Eduardo Zapata

Contrato con el país

Para que el electorado vote por propuestas concretas

Contrato con el país
Eduardo Zapata
18 de noviembre del 2020


Para Thomas Hobbes la palabra tenía dos caras sociales. O bien constituía una contribución a la verdad y, por tanto, al contrato social; o bien era, y es, un instrumento de engaño y vicia el tejido social, al no propiciar rigurosidad semántica. Y en este caso, al no asegurar la intelección de las propias palabras, constituye un arma de la falsificación y, por tanto, es enemiga de la razón y atentatoria respecto al contrato social.

Más que claro que estamos lejos de 1651, cuando se publicara el Leviatán de Hobbes. Pero la asociación palabra-verdad y contrato social se mantiene vigente. Durante siglos, entonces, hemos validado esta afirmación. Hemos procurado, como grupo social, y al menos en teoría, acercarnos a esta tríada palabra-verdad-contrato social para asegurar la convivencia civilizada.

Pero también hemos hecho lo contrario. Hemos introducido la inflación lingüística, la emisión inorgánica de palabras sin respaldo, y con ello hemos propiciado falsas afirmaciones que subvierten cualquier contrato social. A propósito en algunos casos, por ignorancia en otros.

Luego de los recientes acontecimientos políticos en el Perú, y próximos a un proceso electoral, es necesario que la palabra política sea capaz de decir la verdad y asegurarnos un futuro sobre la base de la veracidad. Y alejados, entonces, de la vaguedad o la mentira explícita.

Si nos atenemos solo a los famosos planes de gobierno, estamos frente a un mundo verbal límbico que –en verdad– poco termina diciendo a los ciudadanos, pues no hay garantía de su cumplimiento. Y tampoco, por su imprecisión “cultivada´, ofrece un seguro para que lo dicho en ellos se compruebe –como lo quería Hobbes– en la acción.
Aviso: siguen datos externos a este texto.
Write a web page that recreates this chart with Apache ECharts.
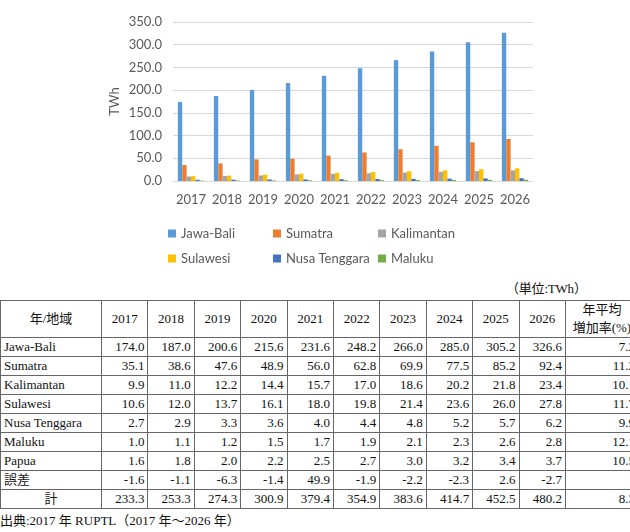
<!DOCTYPE html>
<html><head><meta charset="utf-8">
<script src="https://cdn.jsdelivr.net/npm/echarts@6/dist/echarts.min.js"></script>
<style>
html,body{margin:0;padding:0;width:630px;height:532px;overflow:hidden;background:#fff;}
#chart{position:absolute;left:0;top:0;width:630px;height:275px;}
#unit{position:absolute;left:506px;top:278px;font:13px 'Liberation Serif','Noto Sans CJK JP',serif;letter-spacing:-0.2px;color:#111;}
#tbl{position:absolute;left:0;top:300px;border-collapse:collapse;table-layout:fixed;width:638px;font:13px 'Liberation Serif','Noto Sans CJK JP',serif;color:#111;}
#tbl td{border:1px solid #666;padding:0 3px;height:18px;line-height:18px;text-align:right;white-space:nowrap;overflow:hidden;}
#tbl tr.h td{height:36px;line-height:18px;text-align:center;}
#tbl td.n{text-align:left;}
#tbl td.c{text-align:center;}
#src{position:absolute;left:0;top:510px;font:13px 'Liberation Serif','Noto Sans CJK JP',serif;color:#111;}
</style></head>
<body>
<div id="chart"></div>
<div id="unit">（単位:TWh）</div>
<table id="tbl"></table>
<div id="src">出典:2017 年 RUPTL（2017 年～2026 年）</div>
<script>
const years = ['2017','2018','2019','2020','2021','2022','2023','2024','2025','2026'];
const jawaBali = [174.0,187.0,200.6,215.6,231.6,248.2,266.0,285.0,305.2,326.6];
const sumatra = [35.1,38.6,47.6,48.9,56.0,62.8,69.9,77.5,85.2,92.4];
const kalimantan = [9.9,11.0,12.2,14.4,15.7,17.0,18.6,20.2,21.8,23.4];
const sulawesi = [10.6,12.0,13.7,16.1,18.0,19.8,21.4,23.6,26.0,27.8];
const nusaTenggara = [2.7,2.9,3.3,3.6,4.0,4.4,4.8,5.2,5.7,6.2];
const maluku = [1.0,1.1,1.2,1.5,1.7,1.9,2.1,2.3,2.6,2.8];
const papua = [1.6,1.8,2.0,2.2,2.5,2.7,3.0,3.2,3.4,3.7];
const gosa = [-1.6,-1.1,-6.3,-1.4,49.9,-1.9,-2.2,-2.3,2.6,-2.7];
const total = [233.3,253.3,274.3,300.9,379.4,354.9,383.6,414.7,452.5,480.2];
const growth = ['7.2','11.2','10.1','11.7','9.9','12.1','10.5','','8.3'];
const yTicks = [0,50,100,150,200,250,300,350];

const seriesNames = ['Jawa-Bali','Sumatra','Kalimantan','Sulawesi','Nusa Tenggara','Maluku'];
const seriesData = [jawaBali,sumatra,kalimantan,sulawesi,nusaTenggara,maluku];
const colors = ['#5B9BD5','#ED7D31','#A5A5A5','#FFC000','#4472C4','#70AD47'];

const chart = echarts.init(document.getElementById('chart'));
const fontFam = 'Lato, "Noto Sans", sans-serif';
const legendPos = [[163,222],[268,222],[373,222],[163,247],[268,247],[373,247]];
chart.setOption({
  animation:false,
  color:colors,
  textStyle:{fontFamily:fontFam},
  grid:{left:173,right:97,top:22,height:159},
  legend: seriesNames.map((n,i)=>({data:[n],left:legendPos[i][0],top:legendPos[i][1],icon:'rect',itemWidth:8,itemHeight:8,itemGap:5,
      textStyle:{color:'#595959',fontSize:13,fontFamily:fontFam}})),
  xAxis:{type:'category',data:years,axisTick:{show:false},axisLine:{lineStyle:{color:'#D9D9D9'}},
    axisLabel:{color:'#595959',fontSize:13,margin:12,interval:0,fontFamily:fontFam}},
  yAxis:{type:'value',min:yTicks[0],max:yTicks[yTicks.length-1],interval:50,name:'TWh',nameLocation:'middle',nameGap:52,nameRotate:90,
    nameMoveOverlap:false,
    nameTextStyle:{color:'#595959',fontSize:13,fontFamily:fontFam},
    axisLine:{show:false},axisTick:{show:false},
    axisLabel:{color:'#595959',fontSize:13,margin:11,formatter:v=>v.toFixed(1),fontFamily:fontFam},
    splitLine:{lineStyle:{color:'#D9D9D9'}}},
  series: seriesNames.map((n,i)=>({name:n,type:'bar',data:seriesData[i],barGap:'0%',barCategoryGap:'27%'}))
});

// table
const rows = [
  ['Jawa-Bali',jawaBali],['Sumatra',sumatra],['Kalimantan',kalimantan],['Sulawesi',sulawesi],
  ['Nusa Tenggara',nusaTenggara],['Maluku',maluku],['Papua',papua],['誤差',gosa],['計',total]
];
let html = '<colgroup><col style="width:101px">' + years.map(()=>'<col style="width:46.4px">').join('') + '<col style="width:73px"></colgroup>';
html += '<tr class="h"><td>年/地域</td>' + years.map(y=>'<td>'+y+'</td>').join('') + '<td>年平均<br>増加率(%)</td></tr>';
rows.forEach((r,i)=>{
  html += '<tr><td class="'+(r[0]==='計'?'c':'n')+'">'+r[0]+'</td>' + r[1].map(v=>'<td>'+v.toFixed(1)+'</td>').join('') + '<td>'+growth[i]+'</td></tr>';
});
document.getElementById('tbl').innerHTML = html;
</script>
</body></html>
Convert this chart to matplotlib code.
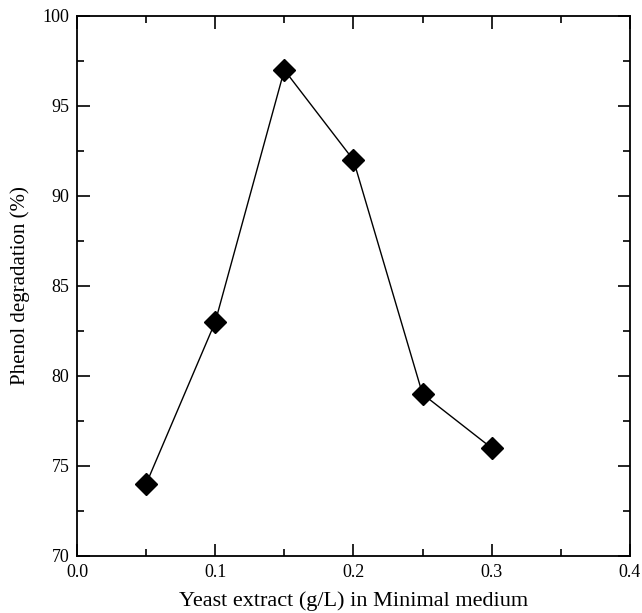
import matplotlib
matplotlib.use('Agg')
import matplotlib.pyplot as plt
from matplotlib.ticker import MultipleLocator

# yeast extract concentration (g/L) and degradation (%)
yeast = [0.05, 0.10, 0.15, 0.20, 0.25, 0.30]
degradation = [74, 83, 97, 92, 79, 76]

plt.rcParams['font.family'] = ['Liberation Serif', 'DejaVu Serif']

fig = plt.figure(figsize=(6.42, 6.13), dpi=100)
ax = fig.add_axes([0.12, 0.093, 0.861, 0.881])

ax.plot(yeast, degradation, color='black', linewidth=1.0,
        marker='D', markersize=11, markerfacecolor='black', markeredgecolor='black')

ax.set_xlim(0.0, 0.4)
ax.set_ylim(70, 100)
ax.xaxis.set_major_locator(MultipleLocator(0.1))
ax.xaxis.set_minor_locator(MultipleLocator(0.05))
ax.yaxis.set_major_locator(MultipleLocator(5))
ax.yaxis.set_minor_locator(MultipleLocator(2.5))
ax.xaxis.set_major_formatter(matplotlib.ticker.FormatStrFormatter('%.1f'))

ax.tick_params(which='both', direction='in', top=True, right=True, width=1.2, labelsize=13)
ax.tick_params(axis='x', which='major', pad=6)
ax.tick_params(axis='y', which='major', pad=5.5)
ax.tick_params(which='major', length=9)
ax.tick_params(which='minor', length=5)
for s in ax.spines.values():
    s.set_linewidth(1.3)

ax.set_xlabel('Yeast extract (g/L) in Minimal medium', fontsize=16, labelpad=7)
ax.set_ylabel('Phenol degradation (%)', fontsize=15, labelpad=9)

fig.savefig('out.png', dpi=100)
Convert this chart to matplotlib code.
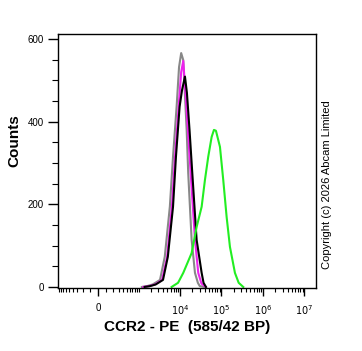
import matplotlib
matplotlib.use("Agg")
import matplotlib.pyplot as plt
import numpy as np

plt.rcParams['font.family'] = ['Liberation Sans', 'DejaVu Sans']

# histogram traces (fluorescence value, counts)
gray_x = [1200, 1600, 2200, 3300, 4300, 5700, 6800, 8300, 9500, 10700, 12000, 14500, 15800, 19100, 23000, 27000, 30000, 40000]
gray_y = [0, 2, 6, 17, 73, 194, 315, 436, 532, 566, 549, 380, 276, 114, 34, 10, 2, 0]

magenta_x = [1300, 1800, 2500, 3700, 4900, 6400, 7600, 9300, 10700, 12000, 14000, 16000, 18100, 23000, 27600, 33000, 42000]
magenta_y = [0, 2, 6, 17, 73, 194, 315, 436, 520, 547, 450, 360, 276, 114, 34, 8, 0]

black_x = [1400, 1900, 2600, 3900, 5100, 6800, 8000, 9800, 11200, 13200, 14700, 17000, 19800, 25200, 33300, 37000, 42300]
black_y = [0, 2, 6, 17, 73, 194, 315, 436, 476, 509, 470, 380, 276, 114, 34, 10, 0]

green_x = [6300, 9000, 12000, 19100, 25200, 33300, 40000, 48000, 58000, 65900, 73600, 92000, 110400, 133300, 160100, 211200, 260000, 335000]
green_y = [0, 10, 34, 82, 145, 194, 259, 315, 363, 380, 378, 339, 259, 169, 97, 34, 10, 0]

xticks = [0, 1e4, 1e5, 1e6, 1e7]
xticklabels = ['0', r'$10^4$', r'$10^5$', r'$10^6$', r'$10^7$']
yticks = [0, 200, 400, 600]

fig = plt.figure(figsize=(3.62, 3.51), dpi=100)
ax = fig.add_axes([0.160, 0.179, 0.713, 0.724])
ax.set_xscale('asinh', linear_width=211)

ax.plot(gray_x, gray_y, color='#888888', lw=1.5)
ax.plot(magenta_x, magenta_y, color='#ee22ee', lw=1.5)
ax.plot(black_x, black_y, color='black', lw=1.5)
ax.plot(green_x, green_y, color='#22ee22', lw=1.5)

ax.set_xlim(-960, 1.9e7)
ax.set_ylim(-3, 612)

ax.set_xticks(xticks)
ax.set_xticklabels(xticklabels, fontsize=7)
minor = list(range(-900, 0, 100)) + list(range(100, 1000, 100))
for dec in [1e3, 1e4, 1e5, 1e6]:
    minor += [k * dec for k in range(1, 10) if not (dec >= 1e4 and k == 1)]
ax.set_xticks(minor, minor=True)

ax.set_yticks(yticks)
ax.set_yticklabels([str(t) for t in yticks], fontsize=7)
ax.set_yticks(range(0, 601, 50), minor=True)

ax.tick_params(axis='x', which='major', length=6, width=1, pad=5, direction='out')
ax.tick_params(axis='x', which='minor', length=3, width=0.8, direction='out')
ax.tick_params(axis='y', which='major', length=7, width=1, pad=3, direction='out')
ax.tick_params(axis='y', which='minor', length=4, width=0.8, direction='out')

for s in ax.spines.values():
    s.set_linewidth(1)

ax.set_xlabel('CCR2 - PE  (585/42 BP)', fontsize=11, fontweight='bold', labelpad=2)
ax.set_ylabel('Counts', fontsize=11, fontweight='bold')
ax.yaxis.set_label_coords(-0.14, 0.58)

fig.text(0.903, 0.473, 'Copyright (c) 2026 Abcam Limited', rotation=90,
         fontsize=8, ha='center', va='center')

fig.savefig('out.png', dpi=100)
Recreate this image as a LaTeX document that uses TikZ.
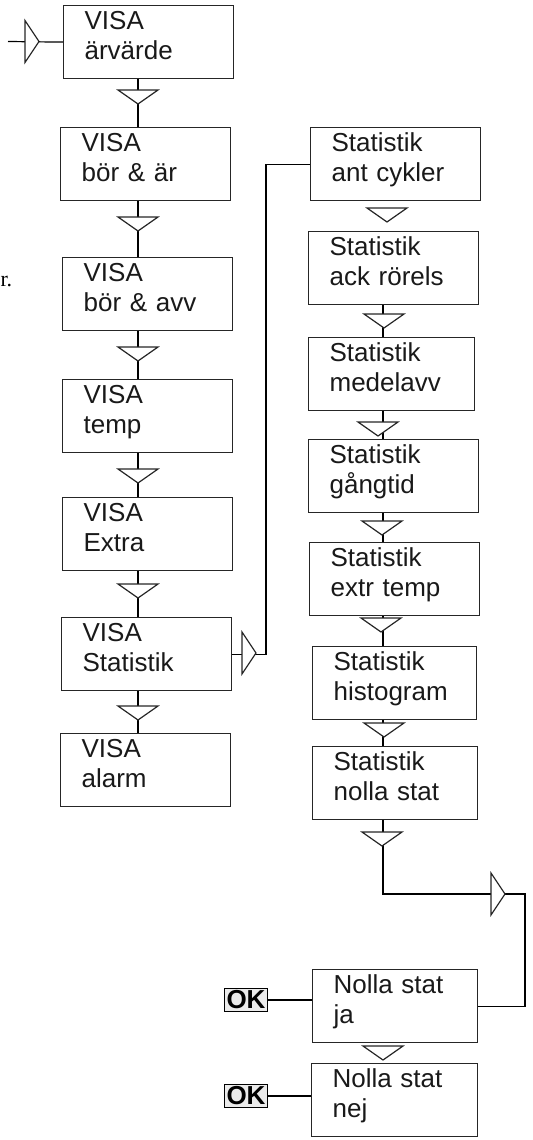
\documentclass[tikz,border=0pt]{standalone}
\usepackage{fontspec}
\setmainfont{Liberation Sans}
\newfontfamily\fragfont{Liberation Serif}
\begin{document}
\begin{tikzpicture}[
    x=0.5pt, y=-0.5pt,
    line width=0.6pt,
    menu/.style={rectangle,draw=black!85,anchor=north west,align=left,
        text width=64pt,inner xsep=10.5pt,inner ysep=0pt,minimum height=36.5pt,
        text height=10pt,text depth=22.5pt,text=black!90,
        font=\fontsize{13pt}{14.8pt}\selectfont},
    okkey/.style={rectangle,draw=black,fill=black!8,inner sep=1pt,
        font=\fontsize{13pt}{14pt}\selectfont\bfseries},
    tridown/.pic={\draw[draw=black!85,fill=white] (-20,0) -- (20,0) -- (0,14) -- cycle;},
    triright/.pic={\draw[draw=black!85,fill=white] (0,-21) -- (0,21) -- (14,0) -- cycle;},
]
\useasboundingbox (0,0) rectangle (533,1140);

% VISA menu
\node[menu] (arvarde) at (63,5) {VISA\\ärvärde};
\node[menu] (borar) at (60,127) {VISA\\bör \& är};
\node[menu] (boravv) at (62,257) {VISA\\bör \& avv};
\node[menu] (temp) at (62,379) {VISA\\temp};
\node[menu] (extra) at (62,497) {VISA\\Extra};
\node[menu] (visastat) at (61,617) {VISA\\Statistik};
\node[menu] (alarm) at (60,733) {VISA\\alarm};

% Statistik menu
\node[menu] (cykler) at (310,127) {Statistik\\ant cykler};
\node[menu] (rorels) at (308,231) {Statistik\\ack rörels};
\node[menu,text width=62pt] (medelavv) at (308,337) {Statistik\\medelavv};
\node[menu] (gangtid) at (308,439) {Statistik\\gångtid};
\node[menu] (extrtemp) at (309,542) {Statistik\\extr temp};
\node[menu,text width=61pt] (histogram) at (312,646) {Statistik\\histogram};
\node[menu,text width=61.5pt] (nollastat) at (312,746) {Statistik\\nolla stat};
\node[menu,text width=61.5pt] (ja) at (312,969) {Nolla stat\\ja};
\node[menu,text width=62pt] (nej) at (311,1063) {Nolla stat\\nej};

% OK keys
\node[okkey] (ok1) at (246,1000) {OK};
\node[okkey] (ok2) at (246,1096) {OK};

\node[anchor=base west,inner sep=0pt,font=\fragfont\fontsize{11pt}{13pt}\selectfont] (frag) at (0,286) {r.};

% helper coordinates
\coordinate (lx) at (138,0);
\coordinate (rx) at (383,0);
\coordinate (entry) at (8,41.5);
\coordinate (sidebend) at (266,0);
\coordinate (loopend) at (525,894);

% Draw connections
\draw (entry) -- (arvarde.west);
\draw (arvarde.south -| lx) -- (borar.north -| lx);
\draw (borar.south -| lx) -- (boravv.north -| lx);
\draw (boravv.south -| lx) -- (temp.north -| lx);
\draw (temp.south -| lx) -- (extra.north -| lx);
\draw (extra.south -| lx) -- (visastat.north -| lx);
\draw (visastat.south -| lx) -- (alarm.north -| lx);
\draw (visastat.east) -| (sidebend |- cykler.west) -- (cykler.west);
\draw (rorels.south -| rx) -- (medelavv.north -| rx);
\draw (medelavv.south -| rx) -- (gangtid.north -| rx);
\draw (gangtid.south -| rx) -- (extrtemp.north -| rx);
\draw (extrtemp.south -| rx) -- (histogram.north -| rx);
\draw (histogram.south -| rx) -- (nollastat.north -| rx);
\draw (nollastat.south -| rx) |- (loopend) |- (ja.east);
\draw (ok1.east) -- (ok1.east -| ja.west);
\draw (ok2.east) -- (ok2.east -| nej.west);

% Draw triangles
\pic at (25,41.5) {triright};
\pic at (138,90) {tridown};
\pic at (138,217) {tridown};
\pic at (138,347) {tridown};
\pic at (138,469) {tridown};
\pic at (138,584) {tridown};
\pic at (138,706) {tridown};
\pic at (242,653) {triright};
\pic at (387,208) {tridown};
\pic at (384,314) {tridown};
\pic at (378,422) {tridown};
\pic at (382,521) {tridown};
\pic at (381,618) {tridown};
\pic at (384,723) {tridown};
\pic at (382,832) {tridown};
\pic at (491,894) {triright};
\pic at (383,1046) {tridown};

\end{tikzpicture}
\end{document}
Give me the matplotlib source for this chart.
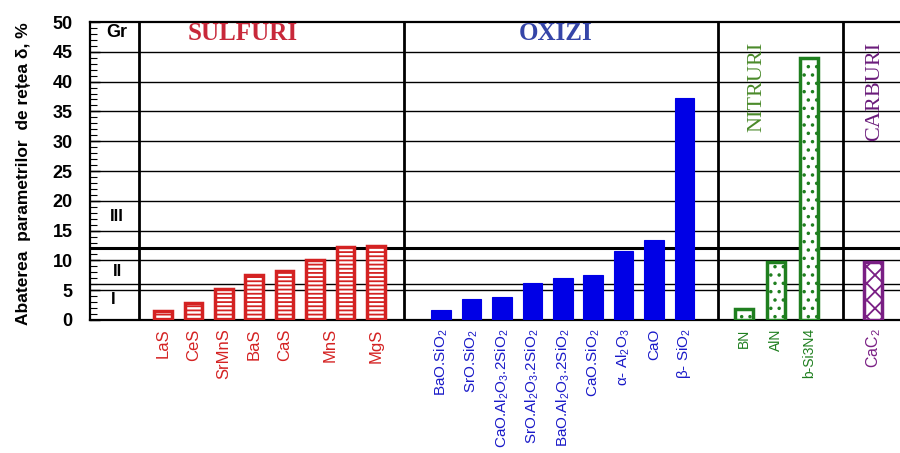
import matplotlib.pyplot as plt
import numpy as np

plt.rcParams['hatch.linewidth'] = 1.3
plt.rcParams['mathtext.fontset'] = 'custom'
plt.rcParams['mathtext.rm'] = 'Liberation Sans'
plt.rcParams['mathtext.it'] = 'Liberation Sans'

# data
sulf_labels = ["LaS", "CeS", "SrMnS", "BaS", "CaS", "MnS", "MgS"]
sulf_label_idx = [0, 1, 2, 3, 4, 5.5, 7]
sulf_vals = [1.5, 2.8, 5.2, 7.5, 8.3, 10.1, 12.2, 12.5]

oxi_labels = [r"BaO.SiO$_2$", r"SrO.SiO$_2$", r"CaO.Al$_2$O$_3$.2SiO$_2$",
              r"SrO.Al$_2$O$_3$.2SiO$_2$", r"BaO.Al$_2$O$_3$.2SiO$_2$",
              r"CaO.SiO$_2$", r"α- Al$_2$O$_3$", "CaO", r"β- SiO$_2$"]
oxi_vals = [1.6, 3.6, 3.8, 6.2, 7.1, 7.6, 11.5, 13.4, 37.2]

nitr_labels = ["BN", "AlN", "b-Si3N4"]
nitr_vals = [1.8, 9.8, 44.0]

carb_labels = [r"CaC$_2$"]
carb_vals = [9.8]

hlines = [5, 6, 10, 15, 20, 25, 30, 35, 40, 45]

# x layout (one unit ~ one bar slot)
x_sulf = 2.4 + np.arange(len(sulf_vals))
x_oxi = 11.55 + np.arange(len(oxi_vals))
x_nitr = 21.5 + 1.07 * np.arange(len(nitr_vals))
x_carb = 25.76 + np.arange(len(carb_vals))
dividers = [1.61, 10.33, 20.66, 24.77]

red = '#d42222'
blue = '#0000e6'
green = '#1f7f1f'
purple = '#7a1f84'

fig = plt.figure(figsize=(9, 4.53), dpi=100)
ax = fig.add_axes([0.1, 0.2936, 0.9, 0.6578])

for h in hlines:
    ax.axhline(h, color='black', lw=1.0, zorder=1)
ax.axhline(12, color='black', lw=2.2, zorder=1)
for d in dividers:
    ax.axvline(d, color='black', lw=2.0, zorder=2)

ax.bar(x_sulf, sulf_vals, width=0.58, color='white', edgecolor=red,
       hatch='----', lw=2.5, zorder=3)
ax.bar(x_oxi, oxi_vals, width=0.64, color=blue, edgecolor=blue, lw=0.8, zorder=3)
ax.bar(x_nitr, nitr_vals, width=0.58, color='white', edgecolor=green,
       hatch='..', lw=2.5, zorder=3)
ax.bar(x_carb, carb_vals, width=0.58, color='white', edgecolor=purple,
       hatch='xx', lw=2.5, zorder=3)

ax.set_xlim(0, 26.64)
ax.set_ylim(0, 50)

# x tick labels, coloured per group
ticks = list(x_sulf[0] + np.array(sulf_label_idx)) + list(x_oxi) + list(x_nitr) + list(x_carb)
labels = sulf_labels + oxi_labels + nitr_labels + carb_labels
colors = [red] * len(sulf_labels) + ['#1a1ac8'] * len(oxi_labels) + \
         [green] * len(nitr_labels) + [purple] * len(carb_labels)
sizes = [12] * len(sulf_labels) + [11] * len(oxi_labels) + \
        [10] * len(nitr_labels) + [11.5] * len(carb_labels)
ax.set_xticks(ticks)
ax.set_xticklabels(labels, rotation=90, va='top', ha='center')
for t, c, s in zip(ax.get_xticklabels(), colors, sizes):
    t.set_color(c)
    t.set_fontsize(s)
    t.set_family('Liberation Sans')
ax.tick_params(axis='x', length=0, pad=6)

ax.set_yticks(range(0, 51, 5))
ax.set_yticks(range(0, 51), minor=True)
ax.tick_params(axis='y', which='major', direction='in', length=7, width=1,
               pad=12.5, labelsize=13)
ax.tick_params(axis='y', which='minor', direction='in', length=5, width=0.8)
for t in ax.get_yticklabels():
    t.set_fontweight('bold')
    t.set_family('Liberation Sans')

for s in ['top', 'left', 'bottom']:
    ax.spines[s].set_linewidth(1.6)
ax.spines['right'].set_visible(False)

fig.text(0.026, 0.617, "Abaterea  parametrilor  de rețea δ, %", rotation=90,
         ha='center', va='center', fontsize=12.5, fontweight='bold',
         family='Liberation Sans')

# group titles and zone marks
ax.text(5.03, 48.1, "SULFURI", color='#c8283a', fontsize=18, fontweight='bold',
        family='Liberation Serif', ha='center', va='center')
ax.text(15.33, 48.1, "OXIZI", color='#3545a8', fontsize=18, fontweight='bold',
        family='Liberation Serif', ha='center', va='center')
ax.text(21.94, 39.1, "NITRURI", color='#4a8a2a', fontsize=16, rotation=90,
        family='Liberation Serif', ha='center', va='center')
ax.text(25.79, 38.3, "CARBURI", color='#6a1b7a', fontsize=16, rotation=90,
        family='Liberation Serif', ha='center', va='center')

ax.text(0.89, 48.2, "Gr", fontsize=13, fontweight='bold', ha='center', va='center',
        family='Liberation Sans')
ax.text(0.89, 17.4, "III", fontsize=12, fontweight='bold', ha='center', va='center',
        family='Liberation Sans')
ax.text(0.89, 8.2, "II", fontsize=12, fontweight='bold', ha='center', va='center',
        family='Liberation Sans')
ax.text(0.76, 3.4, "I", fontsize=12, fontweight='bold', ha='center', va='center',
        family='Liberation Sans')

plt.savefig('out.png', dpi=100)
Y cuando las palabras pueden decir todo y nada, surgen en la vida política y social las “interpretaciones auténticas”, las “denegaciones fácticas” o las “suspensiones perfectas” en el trabajo, que necesitan al constitucionalista para que las aclare según su propio saber y entender. Casi siempre acomodado al poder y sus apetitos, por cierto.

Ad portas de unas elecciones que resultarán trascendentes para el país, debemos prevenirnos respecto a los planes de gobierno y tomar distancia respecto a los enunciados poéticos. ¿Qué es la justicia social, la inclusión o calidad educativa si el verbo no se hace carne?

Dada la crisis de representación y la repulsa originada por los políticos, sería conveniente que –por la salud de la República y por el bien del país– los movimientos suscriban una suerte de contrato con el país. En ese contrato específicamente deberían figurar obras y servicios a realizar en los cinco años de ejercicio, fecha de inicio y término, montos. En fin, las propuestas concretas de cada sector de Gobierno.

Así y solo así el electorado votará por algo concreto y no por genéricas declaraciones o la simpatía del candidato. Con la ventaja de que de no cumplirse el contrato –como en el mundo normal– habría la posibilidad de resolver el contrato. Adiós irresponsables demagogos, adiós oportunistas, adiós mister o miss Simpatía. 

Una medida así permitiría recuperar de verdad el poder ciudadano y cambiar el negativo signo que caracteriza hoy a los políticos.

El electorado cada vez es más pragmático. La electronalidad –como en el mundo oral, pero potenciado– exige presencias y no ausencias. A ver si de verdad se hacen estos contratos, en vez de planes de gobierno difusos que, en la mayoría de casos, son simple copy & paste.